Have I gone off my flight path, you ask? On the contrary, Israel becoming a formal American state is the most logical thing in the world.

Forming an alliance--officially--between Israel and the U.S. would indeed produce a mutually beneficial situation. Right now Israel is caught between a rock and a terrifying cliff. Israeli civilians are blown up and murdered with weekly and sometimes daily regularity. They cannot ride a bus in peace. They cannot feel comfortable eating pizza. And yet they cannot do what would be necessary to actually eliminate terrorism because of external pressure. To be sure, Israel easily has the military and economic resources to destroy the Palestinian terrorist infrastructure and exile the uber terrorist Yasser Arafat. But international pressures, exercised by the world through the medium of the United States, paralyze Israel. So Israel is prevented from acting firmly and resolutely--as the United States did in Afghanistan.

But what if Israel were actually an American state? Any attack against Israeli civilians would be an attack against Americans. Then it would be absurd for President Bush to be pressured by other world leaders to curb the military response. Israel-turned-American commando units would finally go in and remove Arafat's terror regime once and for all, just as the United States changed regimes in Afghanistan.

The strategic benefits to the United States are also considerable. To those Americans who will surely say, "Why would we want to adopt Israel which is always under attack," I say: Wake up, America. You're under attack anyway and making Israel into the 51st state would decrease, rather than increase terror.

What America most desperately needs in the post-9/11 world is a permanent presence in the region of the world that spawns all the terror. The only way to guarantee American safety in the long term is to have a permanent presence in the Middle East that can be used as a launching pad to eradicate terrorism. Right now, American B-2 bombers need to fly all the way from the United States in bombing sorties against Afghanistan, and America is practically begging the Saudis to allow us to use our bases there in a war against Iraq. For permanent military instillations we've been reduced to aligning ourselves with Qatar, a country that purports to be an American ally while simultaneously operating the worldwide Al Jazeera television network, a major source of anti-American propaganda throughout the Arab world.

But with Israel as a state, all of our problems would be solved. The United States would be able to easily punish all anti-American attacks. And by making Israel a state, America acquires a crack military in the process that is highly experienced in fighting terror. America would also be able to watch over the Middle Eastern oil fields, upon which we are so dependent, from very close range.

To be sure, many Jews will oppose this idea. They will argue that for 2000 years the Jews struggled for their own state. Are we crazy to give it up? Well, it's time for a reality check. Israel doesn't do much even today without American approval anyhow. For better or for worse, Israel already behaves like an American client. Why not simply formalize what is already being practiced?

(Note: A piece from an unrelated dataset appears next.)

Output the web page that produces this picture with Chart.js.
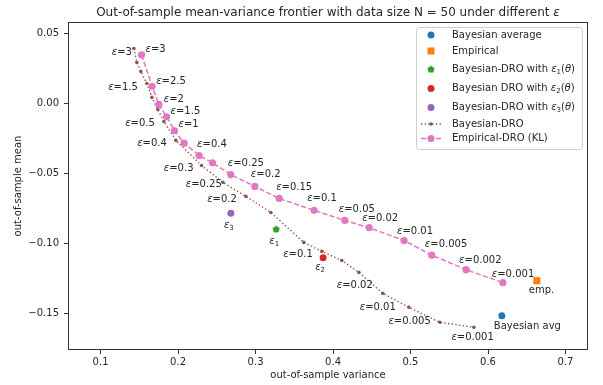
<!DOCTYPE html>
<html>
<head>
<meta charset="utf-8">
<script src="https://cdn.jsdelivr.net/npm/chart.js@4.4.1/dist/chart.umd.min.js"></script>
<style>
  body { margin: 0; background: #fff; }
  #wrap { width: 603px; height: 385px; }
</style>
</head>
<body>
<div id="wrap"><canvas id="myChart" width="603" height="385"></canvas></div>
<script>
// ---- data ----
var xTicks = [0.1, 0.2, 0.3, 0.4, 0.5, 0.6, 0.7];
var yTicks = [-0.15, -0.10, -0.05, 0.00, 0.05];

// Bayesian-DRO curve
var bdroVar = [0.1430, 0.1468, 0.1520, 0.1597, 0.1662, 0.1739, 0.1817, 0.1972, 0.2303, 0.2578,
               0.2875, 0.3197, 0.3623, 0.3856, 0.4113, 0.4333, 0.4642, 0.4978, 0.5378, 0.5817];
var bdroMean = [0.0391, 0.0291, 0.0226, 0.0141, 0.0041, -0.0045, -0.0131, -0.0266, -0.0445, -0.0566,
                -0.0666, -0.0781, -0.0995, -0.1059, -0.1124, -0.1209, -0.1359, -0.1459, -0.1566, -0.1602];
var bdroEps = ['3', null, null, '1.5', null, null, '0.5', '0.4', '0.3', '0.25',
               '0.2', null, null, '0.1', null, null, '0.02', '0.01', '0.005', '0.001'];

// Empirical-DRO (KL) curve
var edroVar = [0.1529, 0.1666, 0.1752, 0.1852, 0.1955, 0.2079, 0.2272, 0.2445, 0.2681,
               0.2991, 0.3305, 0.3756, 0.4152, 0.4466, 0.4916, 0.5275, 0.5717, 0.6191];
var edroMean = [0.0346, 0.0121, -0.0009, -0.0097, -0.0197, -0.0286, -0.0374, -0.0426, -0.0511,
                -0.0595, -0.0681, -0.0766, -0.0838, -0.0890, -0.0982, -0.1086, -0.1190, -0.1283];
var edroEps = ['3', '2.5', '2', '1.5', '1', null, '0.4', null, '0.25',
               '0.2', '0.15', '0.1', '0.05', '0.02', '0.01', '0.005', '0.002', '0.001'];

// single points
var pointNames = ['Bayesian average', 'Empirical', 'Bayesian-DRO with ε_1(θ)',
                  'Bayesian DRO with ε_2(θ)', 'Bayesian-DRO with ε_3(θ)'];
var pointVar = [0.6178, 0.6630, 0.3266, 0.3872, 0.2681];
var pointMean = [-0.1519, -0.1269, -0.0902, -0.1104, -0.0786];
var pointTags = ['Bayesian avg', 'emp.', 'ε_1', 'ε_2', 'ε_3'];

// ---- layout of the annotations (pixel offsets from the point) ----
var bdroTagPos = [[-2, 3.5], null, null, [-9, 3.5], null, null, [-9, 2], [-9, 3], [-8, 3], [-1, 2],
                  [-9, 3], null, null, [-9, 3], null, null, [-10, -8], [-13, 0], [-9, -1], [20, 10]];
var edroTagPos = [[4, -5], [4, -5], [5, -5], [4, -5], [4, -6], null, [-2, -11], null, [-3, -11],
                  [-4, -12], [-3, -11], [-7, -12], [-6, -11], [-7, -9], [-7, -9], [-7, -11], [-7, -9], [-11, -8]];
var pointTagPos = [[-8, 11], [-8, 10], [-2, 12], [-3, 10], [-2, 12]];
var pointTagAlign = ['left', 'left', 'center', 'center', 'center'];

var FONT = '"DejaVu Sans", sans-serif';
var TEXT = '#262626';
var colors = ['#1f77b4', '#ff7f0e', '#2ca02c', '#d62728', '#9467bd'];

function pentagon(r, color) {
  var s = Math.ceil(r * 2 + 2);
  var c = document.createElement('canvas');
  c.width = s; c.height = s;
  var g = c.getContext('2d');
  g.fillStyle = color;
  g.beginPath();
  for (var k = 0; k < 5; k++) {
    var a = -Math.PI / 2 + k * 2 * Math.PI / 5;
    g.lineTo(s / 2 + r * Math.cos(a), s / 2 + r * Math.sin(a));
  }
  g.closePath();
  g.fill();
  return c;
}
var styles = ['circle', 'rect', pentagon(3.8, colors[2]), 'circle', 'circle'];
var radii = [3.5, 5, 4, 3.5, 3.5];

// rich text: ε θ italic, _x subscript
function parseRich(s) {
  var segs = [];
  for (var i = 0; i < s.length; i++) {
    var ch = s[i], st = 'n';
    if (ch === '_') { ch = s[++i]; st = 's'; }
    else if (ch === 'ε' || ch === 'θ') st = 'i';
    var last = segs[segs.length - 1];
    if (last && last.st === st) last.t += ch; else segs.push({ t: ch, st: st });
  }
  return segs;
}
function segFont(st, size) {
  if (st === 'i') return 'italic ' + size + 'px ' + FONT;
  if (st === 's') return (size * 0.7).toFixed(1) + 'px ' + FONT;
  return size + 'px ' + FONT;
}
function drawRich(ctx, s, x, y, align, size, rot) {
  var segs = parseRich(s), w = 0;
  ctx.save();
  ctx.translate(x, y);
  if (rot) ctx.rotate(rot);
  ctx.textBaseline = 'middle';
  ctx.textAlign = 'left';
  ctx.fillStyle = TEXT;
  segs.forEach(function (g) { ctx.font = segFont(g.st, size); g.w = ctx.measureText(g.t).width; w += g.w; });
  var cx = align === 'right' ? -w : align === 'center' ? -w / 2 : 0;
  segs.forEach(function (g) {
    ctx.font = segFont(g.st, size);
    ctx.fillText(g.t, cx, g.st === 's' ? size * 0.28 : 0);
    cx += g.w;
  });
  ctx.restore();
}

var datasets = pointNames.map(function (name, i) {
  return {
    label: name,
    data: [{ x: pointVar[i], y: pointMean[i] }],
    backgroundColor: colors[i],
    borderColor: colors[i],
    pointStyle: styles[i],
    pointRadius: radii[i],
    pointBorderWidth: 0,
    tags: [pointTags[i]],
    tagPos: [pointTagPos[i]],
    tagAlign: pointTagAlign[i]
  };
});
datasets.push({
  label: 'Empirical-DRO (KL)',
  data: edroVar.map(function (v, i) { return { x: v, y: edroMean[i] }; }),
  showLine: true,
  borderColor: '#e377c2',
  backgroundColor: '#e377c2',
  borderWidth: 1.5,
  borderDash: [5.2, 2.3],
  pointRadius: 3.6,
  pointBorderWidth: 0,
  tags: edroEps.map(function (e) { return e && 'ε=' + e; }),
  tagPos: edroTagPos,
  tagAlign: 'left'
});
datasets.push({
  label: 'Bayesian-DRO',
  data: bdroVar.map(function (v, i) { return { x: v, y: bdroMean[i] }; }),
  showLine: true,
  borderColor: '#8c564b',
  backgroundColor: '#8c564b',
  borderWidth: 1.4,
  borderDash: [1.4, 2.3],
  pointRadius: 1.8,
  pointBorderWidth: 0,
  tags: bdroEps.map(function (e) { return e && 'ε=' + e; }),
  tagPos: bdroTagPos,
  tagAlign: 'right'
});

var legendOrder = [0, 1, 2, 3, 4, 6, 5];
var legendRows = [35, 51, 69.5, 88.5, 107.5, 124, 138.5];

var decorations = {
  id: 'decorations',
  afterDatasetsDraw: function (chart) {
    var ctx = chart.ctx;
    chart.data.datasets.forEach(function (ds, i) {
      var meta = chart.getDatasetMeta(i);
      ds.tags.forEach(function (t, j) {
        if (!t) return;
        var el = meta.data[j], off = ds.tagPos[j];
        drawRich(ctx, t, el.x + off[0], el.y + off[1], ds.tagAlign, 10);
      });
    });
  },
  afterDraw: function (chart) {
    var ctx = chart.ctx, a = chart.chartArea;
    // frame
    ctx.save();
    ctx.strokeStyle = '#333';
    ctx.lineWidth = 1;
    ctx.strokeRect(Math.round(a.left) + 0.5, Math.round(a.top) + 0.5,
                   Math.round(a.right - a.left) - 1, Math.round(a.bottom - a.top) - 1);
    ctx.restore();

    var cx = (a.left + a.right) / 2, cy = (a.top + a.bottom) / 2;
    drawRich(ctx, 'Out-of-sample mean-variance frontier with data size N = 50 under different ε', cx, 13, 'center', 12);
    drawRich(ctx, 'out-of-sample variance', cx, 375, 'center', 10);
    drawRich(ctx, 'out-of-sample mean', 18.5, cy, 'center', 10, -Math.PI / 2);

    // legend
    ctx.save();
    ctx.beginPath();
    ctx.roundRect(416.5, 27.5, 166, 122, 3);
    ctx.fillStyle = 'rgba(255,255,255,0.8)';
    ctx.fill();
    ctx.strokeStyle = '#cccccc';
    ctx.lineWidth = 1;
    ctx.stroke();
    legendOrder.forEach(function (di, r) {
      var ds = chart.data.datasets[di], y = legendRows[r], mx = 431;
      if (ds.showLine) {
        ctx.save();
        ctx.strokeStyle = ds.borderColor;
        ctx.lineWidth = ds.borderWidth;
        ctx.setLineDash(ds.borderDash);
        ctx.beginPath();
        ctx.moveTo(421, y);
        ctx.lineTo(441, y);
        ctx.stroke();
        ctx.restore();
      }
      ctx.fillStyle = ds.backgroundColor;
      ctx.strokeStyle = ds.backgroundColor;
      Chart.helpers.drawPoint(ctx, {
        pointStyle: ds.pointStyle || 'circle', rotation: 0,
        radius: ds.pointRadius, borderWidth: 0
      }, mx, y);
      drawRich(ctx, ds.label, 452, y, 'left', 10);
    });
    ctx.restore();
  }
};

var ctx = document.getElementById('myChart').getContext('2d');
var chart = new Chart(ctx, {
  type: 'scatter',
  data: { datasets: datasets },
  plugins: [decorations],
  options: {
    responsive: false,
    animation: false,
    devicePixelRatio: 1,
    layout: { padding: { top: 22, right: 15, bottom: 0, left: 0 } },
    plugins: {
      legend: { display: false },
      title: { display: false },
      tooltip: { enabled: false }
    },
    scales: {
      x: {
        type: 'linear',
        min: 0.058,
        max: 0.729,
        afterBuildTicks: function (s) { s.ticks = xTicks.map(function (v) { return { value: v }; }); },
        afterFit: function (s) { s.height = 35; },
        ticks: {
          font: { family: FONT, size: 10 },
          color: TEXT,
          padding: 2,
          maxRotation: 0,
          callback: function (v) { return v.toFixed(1); }
        },
        grid: { drawOnChartArea: false, drawTicks: true, tickLength: 4, color: '#333' },
        border: { display: false }
      },
      y: {
        type: 'linear',
        min: -0.1764,
        max: 0.058,
        afterBuildTicks: function (s) { s.ticks = yTicks.map(function (v) { return { value: v }; }); },
        afterFit: function (s) { s.width = 68; },
        ticks: {
          font: { family: FONT, size: 10 },
          color: TEXT,
          padding: 5,
          callback: function (v) { return (v < -1e-9 ? '\u2212' : '') + Math.abs(v).toFixed(2); }
        },
        grid: { drawOnChartArea: false, drawTicks: true, tickLength: 4, color: '#333' },
        border: { display: false }
      }
    }
  }
});
</script>
</body>
</html>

Furthermore, what Israel has discovered over the past 60 years is that the Arabs are an implacable enemy and seem far more ferociously dedicated to Israel's eventual destruction than the Jews are to Israel's survival. Just look at Arab gains and Israeli losses in the past decade alone. Israel allowed themselves to be pressured into the disastrous Oslo agreements. How Israel will survive an army of Palestinian militants that are directly on their border--especially with their hands tied by the international community--is anyone's guess. Let's call a spade a spade. The Arabs will only ever be satisfied when Israel is pushed into the sea, and without an American green light to get rid of the Palestinian terrorocracy, we cannot be entirely sure that there will even be an Israel, G-d forbid, in a decade. That is, unless it becomes an American state.

Besides, Jews and Judaism have thrived in the United States as never before. There are more Jews in the U.S. than in Israel, six million to four million. Israelis, too, love all things American. And Israel is just as close to Washington, D.C. as Hawaii--about ten hours by plane.

As for the Jewishness of Israel being compromised by becoming an American state, we have the state of Utah to look to as an inspired example. I am close to the Mormons and lecture in Salt Lake City often. In Utah, the Mormons basically have their own state, maintaining cohesiveness and a strong religious identity, while being patriotic members of the larger American republic. In fact, they enjoy the best of both worlds. Their schools are funded by the state, yet attached to nearly every public school is a Mormon religious school, funded by the Church, where the pupils go as soon as formal classes are over. The Prophet of the Mormon Church is the most powerful man in Utah, and for all intents and purposes, when you are in Utah you are in Mormon country.

Similarly, Israel would be "Jewish country," preserving its uniquely Jewish heritage and character while being part of the larger American republic. And with the current state of the Israeli economy, federal dollars being put toward education and defense would come in very handy. The United States is already pouring billions of dollars into Israel in foreign aid each year, and millions of private citizens, in large part fundamentalist Christians, support Israel through private contributions. Why not just change all this and make it tax dollars instead?

And to those who fear that such a move would eliminate Hebrew as a vital language, just look at the propagation of Spanish-speaking U.S. citizens in California and Miami. Bilingual schools are a must in cities that have a large minority population. Hebrew as well could remain a living language, and Judaism a living religion.

While the idea might strike some as crazy, to me it is self-evident. The United States and Israel are both democratic nations. Both are deeply religious and are founded on the Judeo-Christian ethic. Both are united in their fight against terror, and are increasingly loathed by the world for taking actions to defend themselves against unrepentant murderers. Both require peace in the Middle East as their foremost foreign policy goals. And finally, both already have lots of Jews.

For two centuries, America has been seen by oppressed immigrants the world over as "a promised land." Why not have America officially acquire the real thing, and make it all official?